On October 1, the Bank of Mozambique (BdM) has raised concerns about the increasing pressure from the country’s domestic debt, which has surged by 90.3 billion meticais ($1.4 billion) this year, bringing the total to 402.7 billion meticais ($6.2 billion).
“Pressure on domestic public debt remains high,” the central bank stated, noting that this figure excludes loan and lease contracts as well as overdue liabilities. The BdM issued this warning in a report following the ordinary meeting of the Monetary Policy Committee (CPMO) on September 30. Despite the growing debt, the bank noted that international reserves remain at healthy levels, sufficient to cover over five months of imports of goods and services.

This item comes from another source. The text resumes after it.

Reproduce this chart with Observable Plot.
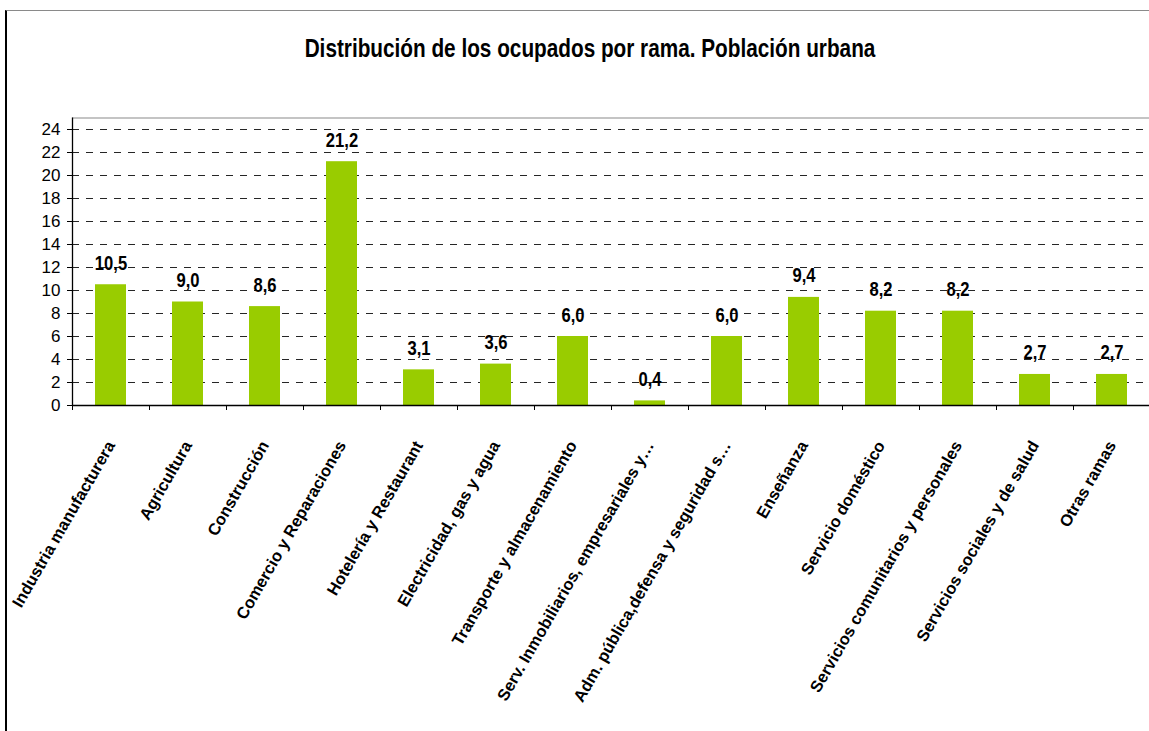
<!DOCTYPE html>
<html><head><meta charset="utf-8">
<script src="https://cdn.jsdelivr.net/npm/d3@7"></script>
<script src="https://cdn.jsdelivr.net/npm/@observablehq/plot@0.6"></script>
<style>
html,body{margin:0;padding:0;overflow:hidden;background:#fff;}
#wrap{position:relative;width:1149px;height:731px;overflow:hidden;}
#frame{position:absolute;left:5px;top:10px;width:1200px;height:800px;border-left:2px solid #000;border-top:1.5px solid #8a8a8a;}
#title{position:absolute;left:590px;top:36px;transform:translateX(-50%) scaleX(0.83);white-space:nowrap;font:bold 25px/25px "Liberation Sans",Arial,sans-serif;color:#000;}
#chart{position:absolute;left:0;top:0;}
</style></head><body>
<div id="wrap"><div id="frame"></div><div id="title">Distribución de los ocupados por rama. Población urbana</div><div id="chart"></div></div>
<script>
const categories = [
  "Industria manufacturera",
  "Agricultura",
  "Construcción",
  "Comercio y Reparaciones",
  "Hotelería y Restaurant",
  "Electricidad, gas y agua",
  "Transporte y almacenamiento",
  "Serv. Inmobiliarios, empresariales y…",
  "Adm. pública,defensa y seguridad s…",
  "Enseñanza",
  "Servicio doméstico",
  "Servicios comunitarios y personales",
  "Servicios sociales y de salud",
  "Otras ramas"
];
const values = [10.5, 9.0, 8.6, 21.2, 3.1, 3.6, 6.0, 0.4, 6.0, 9.4, 8.2, 8.2, 2.7, 2.7];
const yTicks = [0, 2, 4, 6, 8, 10, 12, 14, 16, 18, 20, 22, 24];
const gridTicks = yTicks.filter(t => t > 0);

const data = categories.map((c, i) => ({rama: c, valor: values[i]}));
const fmt = v => d3.format(".1f")(v).replace(".", ",");
const xLeft = 72, xRight = 1150;
const step = (xRight - xLeft) / categories.length;

const chart = Plot.plot({
  width: 1149,
  height: 731,
  marginLeft: 72, marginRight: 0, marginTop: 117.5, marginBottom: 326,
  x: {domain: categories, range: [xLeft, xRight], paddingInner: 0.6, paddingOuter: 0.3, axis: null},
  y: {domain: [0, 25], range: [405, 117.5], axis: null},
  style: {background: "transparent", fontFamily: "'Liberation Sans', Arial, sans-serif", fontSize: "17px", color: "#000"},
  marks: [
    Plot.ruleY([25], {stroke: "#8a8a8a", strokeWidth: 1.2}),
    Plot.gridY(gridTicks, {stroke: "#000", strokeOpacity: 0.85, strokeDasharray: "7,7"}),
    Plot.barY(data, {x: "rama", y: "valor", fill: "#99CC00"}),
    Plot.ruleY([0], {stroke: "#000", strokeWidth: 1.3}),
    Plot.ruleX([categories[0]], {dx: -step / 2, stroke: "#000", strokeWidth: 1.3}),
    Plot.axisY({ticks: yTicks, tickSize: 5, tickPadding: 7, tickFormat: d => String(d), label: null, fontSize: 17}),
    Plot.axisX({ticks: categories, tickSize: 5, tickFormat: () => "", dx: -step / 2, label: null}),
    Plot.text(data, {x: "rama", y: "valor", text: d => fmt(d.valor), dy: -15, lineAnchor: "bottom",
      fontWeight: "bold", fontSize: 20}),
    Plot.text(categories, {x: d => d, frameAnchor: "bottom", dy: 37, rotate: -60, textAnchor: "end",
      lineAnchor: "middle", fontWeight: "bold", fontSize: 16.5})
  ]
});
// condense the value labels horizontally (narrow bold look of the original)
const valueGroup = chart.querySelectorAll('g[aria-label="text"]')[0];
if (valueGroup) {
  valueGroup.querySelectorAll("text").forEach(t => {
    const tr = t.getAttribute("transform");
    if (t.hasAttribute("x") || t.hasAttribute("y")) {
      const x = +t.getAttribute("x") || 0, y = +t.getAttribute("y") || 0;
      t.removeAttribute("x"); t.removeAttribute("y");
      t.setAttribute("transform", (tr ? tr + " " : "") + `translate(${x},${y}) scale(0.83,1)`);
    } else {
      t.setAttribute("transform", (tr || "") + " scale(0.83,1)");
    }
  });
}
document.getElementById("chart").appendChild(chart);
</script>
</body></html>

Last week, the Mozambique Stock Exchange (BVM) reported that the country successfully issued 609 million meticais ($9.4 million) in Treasury Bonds, maturing in five years. The issuance took place on September 24, with specialized operators in Treasury Bonds submitting proposals. The offer-to-demand ratio reached 22.51%, with total proposals amounting to 1.2 billion meticais.
This issuance represents the 10th series of Treasury Bonds for 2024, targeted at direct subscription by specialized operators, with an authorized ceiling of up to 5.3 billion meticais. The nominal interest rate is fixed at 15% for the first four semi-annual payments, transitioning to a variable rate for the remaining six payments.
As of May 28, the domestic debt represented 23.7% of the national GDP, primarily composed of Treasury Bills, with a stock of 99.8 billion meticais, Treasury Bonds at 169 billion meticais, and 95.3 billion meticais in advances from the Bank of Mozambique.